The G20 summit in India provided an opportunity for Biden to strengthen his efforts to reduce China's influence. By participating in the summit, which Prime Minister Modi viewed as a significant prestige asset, Biden subtly conveyed the message that India could be an alternative to China. In this context, it was clear that the new trade route announced at the summit aimed to provide an alternative to China's Belt and Road Initiative. Biden's immediate visit to Vietnam after the summit was also a step in his strategy to counter China's influence in the Indo-Pacific region. However, the absence of Putin and Xi at the summit, and furthermore, the use of language in the final statement that would not disturb Russia, once again highlighted the challenges Biden faces.
China had started retaliating against Western companies through pressure in response to the U.S.'s export restrictions and efforts to prevent critical technology transfers. The Biden administration had been trying to ease the increasing tensions over the past year by sending officials like Blinken and Raimondo to China. Chinese leader Xi, who saw Biden's efforts to contain and limit China's influence as a 'containment' policy reminiscent of the Cold War, tried to express his dissatisfaction with American policy by not participating in the G20.
Biden, while acknowledging the importance of the summit in the fight against climate change, was aware that it would be difficult to make significant progress in this area without China. Another drawback of the policy to limit China's economic power is that it makes Russian-Chinese coordination more appealing. Biden is currently busy adjusting the dosage of pressure, as he is concerned that the trade restrictions imposed during a time when China is economically challenged may negatively affect American companies operating there.
While the Biden administration wants to present the summit as a success, the fact that Russia was not directly condemned in the final statement means that Russian leader Putin got what he wanted by not attending.
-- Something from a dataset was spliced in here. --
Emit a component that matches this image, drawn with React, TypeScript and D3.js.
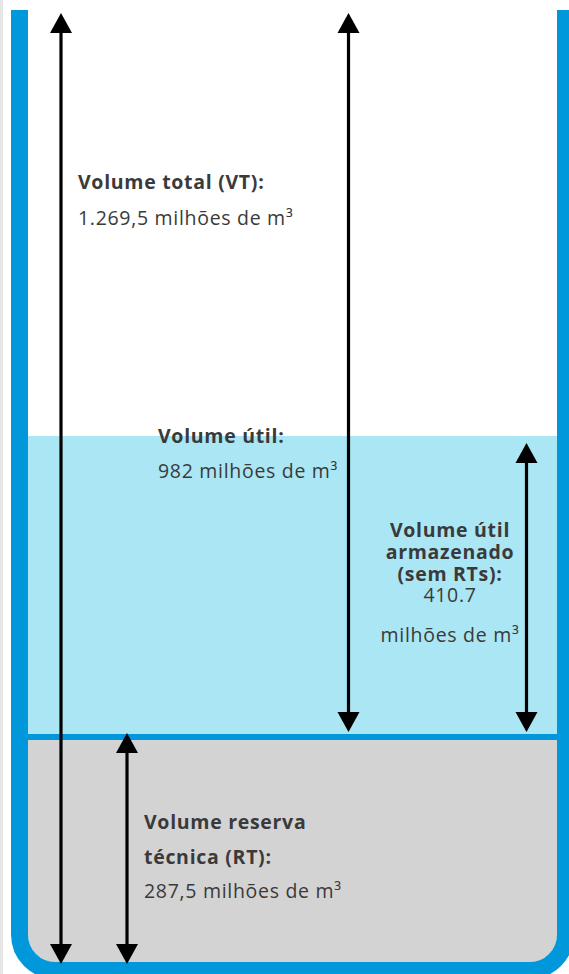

Xi's decision not to participate in the summit also indicated that both climate change initiatives would weaken and that China would continue to move closer to Russia in the future, creating an important dilemma for Washington.
Biden's pledge of 'full support' to Ukraine prevents him from engaging in any constructive process with Russia. Additionally, the economic struggle against China poses a risk of complicating joint action on climate change. In America's struggle against these two powers, we observe that it is pushing the limits of both its kinetic capabilities and its economic tools.
The closer cooperation between Russia and China, and America's difficulty in setting the rules of this game, provide an opportunity for countries like India to adopt a balancing policy and assume a role in global leadership. In these conditions that provide a suitable ground for Modi's efforts to make his country one of the main actors in global politics, it is possible to say that America has high expectations of countries like India and Vietnam, beyond their capacities and what they can offer.
We can say that a cautious attitude of "getting closer to America but saying no to confrontation with China" has become widespread among other countries that Biden is trying to bring on his side in the struggle against China. Biden's ability to unite the West in response to Russia's invasion of Ukraine can be seen as sending a clear message to China on the Taiwan issue. However, as time passes, we see that the Russian occupation is almost normalized and the deterrent effect of the message to China regarding Taiwan is starting to wane.
The likelihood of Ukraine achieving a clear victory over Russia is diminishing, and the international community is beginning to accept this, which also poses a handicap for America's China policy. While America's efforts to highlight India at the G20 may be successful to a certain extent, it is safe to say that this will have no impact on either the Ukraine or Taiwan issues. Washington is also reluctant to sever all ties by waging an all-out economic battle against China, and achieving a clear victory over Russia is challenging.
The Biden administration needs to develop a policy that will permanently break the coordination between Russia and China in the coming period. Powers like India, South Korea, Japan, Australia, and others can assist America in its efforts to counter China's influence, but a more creative strategy is required to gain a clear advantage against both China and Russia. It is not realistic to expect powers like India, which are trying to develop a two-sided balancing policy by also being a part of BRICS, to assume the alternative role to China that America desires. To succeed in both these battles, where Washington is engaged in kinetic combat with Russia and economic combat with China, it needs a concrete strategy to prevent Russian-Chinese rapprochement.